▸ WORK TO DO
Copy out every line exactly, passing over the pictures.

▸ SUPPLIED DATA
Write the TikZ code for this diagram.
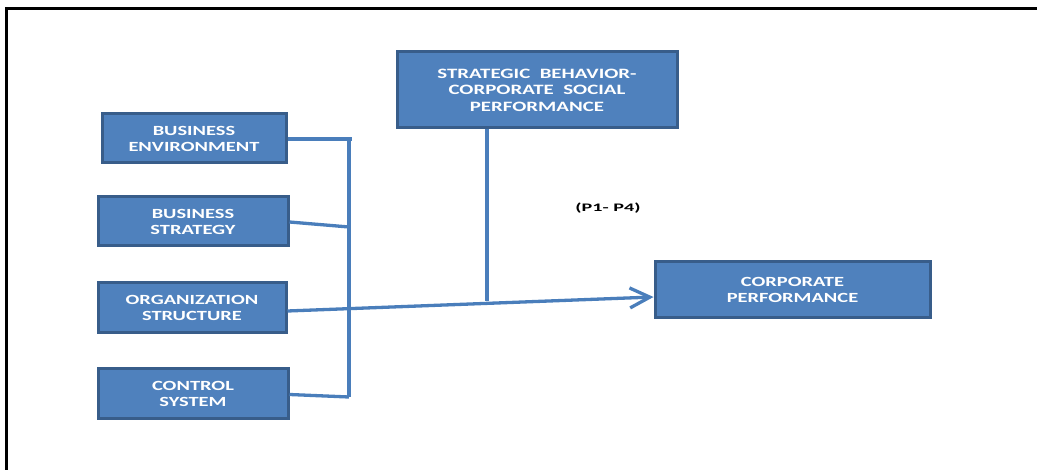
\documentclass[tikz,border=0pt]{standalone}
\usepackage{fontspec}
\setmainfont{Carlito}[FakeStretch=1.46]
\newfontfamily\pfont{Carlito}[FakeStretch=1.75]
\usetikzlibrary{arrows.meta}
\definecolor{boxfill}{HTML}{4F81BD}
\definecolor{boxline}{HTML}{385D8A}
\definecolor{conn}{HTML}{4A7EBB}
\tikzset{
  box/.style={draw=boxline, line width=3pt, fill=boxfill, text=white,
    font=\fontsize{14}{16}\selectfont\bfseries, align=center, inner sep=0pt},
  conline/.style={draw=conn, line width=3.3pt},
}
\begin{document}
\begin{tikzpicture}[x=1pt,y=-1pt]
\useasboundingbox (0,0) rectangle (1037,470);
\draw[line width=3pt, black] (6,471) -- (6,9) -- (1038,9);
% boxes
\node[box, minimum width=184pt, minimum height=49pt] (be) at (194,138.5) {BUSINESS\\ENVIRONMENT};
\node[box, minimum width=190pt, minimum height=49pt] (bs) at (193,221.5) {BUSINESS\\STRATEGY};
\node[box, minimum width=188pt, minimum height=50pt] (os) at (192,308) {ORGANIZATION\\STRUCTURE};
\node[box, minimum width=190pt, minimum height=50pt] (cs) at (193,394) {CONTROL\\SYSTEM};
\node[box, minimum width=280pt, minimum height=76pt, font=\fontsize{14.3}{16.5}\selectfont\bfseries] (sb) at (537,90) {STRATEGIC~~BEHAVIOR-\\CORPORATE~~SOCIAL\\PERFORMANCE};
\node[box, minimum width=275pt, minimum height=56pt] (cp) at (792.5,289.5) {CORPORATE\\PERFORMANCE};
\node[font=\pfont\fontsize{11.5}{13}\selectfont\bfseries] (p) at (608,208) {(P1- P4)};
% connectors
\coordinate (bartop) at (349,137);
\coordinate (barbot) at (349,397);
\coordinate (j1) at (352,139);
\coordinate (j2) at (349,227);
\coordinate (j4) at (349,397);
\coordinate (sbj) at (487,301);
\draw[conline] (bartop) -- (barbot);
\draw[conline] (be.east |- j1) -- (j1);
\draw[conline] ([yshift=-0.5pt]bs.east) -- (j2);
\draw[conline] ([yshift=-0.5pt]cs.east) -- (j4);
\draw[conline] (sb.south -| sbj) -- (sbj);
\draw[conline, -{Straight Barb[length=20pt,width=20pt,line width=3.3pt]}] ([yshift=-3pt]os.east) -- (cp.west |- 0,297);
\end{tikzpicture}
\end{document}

▸ THE COMPLETED TASK
Write the TikZ code for this diagram.
\documentclass[tikz,border=0pt]{standalone}
\usepackage{fontspec}
\setmainfont{Carlito}[FakeStretch=1.46]
\newfontfamily\pfont{Carlito}[FakeStretch=1.75]
\usetikzlibrary{arrows.meta}
\definecolor{boxfill}{HTML}{4F81BD}
\definecolor{boxline}{HTML}{385D8A}
\definecolor{conn}{HTML}{4A7EBB}
\tikzset{
  box/.style={draw=boxline, line width=3pt, fill=boxfill, text=white,
    font=\fontsize{14}{16}\selectfont\bfseries, align=center, inner sep=0pt},
  conline/.style={draw=conn, line width=3.3pt},
}
\begin{document}
\begin{tikzpicture}[x=1pt,y=-1pt]
\useasboundingbox (0,0) rectangle (1037,470);
\draw[line width=3pt, black] (6,471) -- (6,9) -- (1038,9);
% boxes
\node[box, minimum width=184pt, minimum height=49pt] (be) at (194,138.5) {BUSINESS\\ENVIRONMENT};
\node[box, minimum width=190pt, minimum height=49pt] (bs) at (193,221.5) {BUSINESS\\STRATEGY};
\node[box, minimum width=188pt, minimum height=50pt] (os) at (192,308) {ORGANIZATION\\STRUCTURE};
\node[box, minimum width=190pt, minimum height=50pt] (cs) at (193,394) {CONTROL\\SYSTEM};
\node[box, minimum width=280pt, minimum height=76pt, font=\fontsize{14.3}{16.5}\selectfont\bfseries] (sb) at (537,90) {STRATEGIC~~BEHAVIOR-\\CORPORATE~~SOCIAL\\PERFORMANCE};
\node[box, minimum width=275pt, minimum height=56pt] (cp) at (792.5,289.5) {CORPORATE\\PERFORMANCE};
\node[font=\pfont\fontsize{11.5}{13}\selectfont\bfseries] (p) at (608,208) {(P1- P4)};
% connectors
\coordinate (bartop) at (349,137);
\coordinate (barbot) at (349,397);
\coordinate (j1) at (352,139);
\coordinate (j2) at (349,227);
\coordinate (j4) at (349,397);
\coordinate (sbj) at (487,301);
\draw[conline] (bartop) -- (barbot);
\draw[conline] (be.east |- j1) -- (j1);
\draw[conline] ([yshift=-0.5pt]bs.east) -- (j2);
\draw[conline] ([yshift=-0.5pt]cs.east) -- (j4);
\draw[conline] (sb.south -| sbj) -- (sbj);
\draw[conline, -{Straight Barb[length=20pt,width=20pt,line width=3.3pt]}] ([yshift=-3pt]os.east) -- (cp.west |- 0,297);
\end{tikzpicture}
\end{document}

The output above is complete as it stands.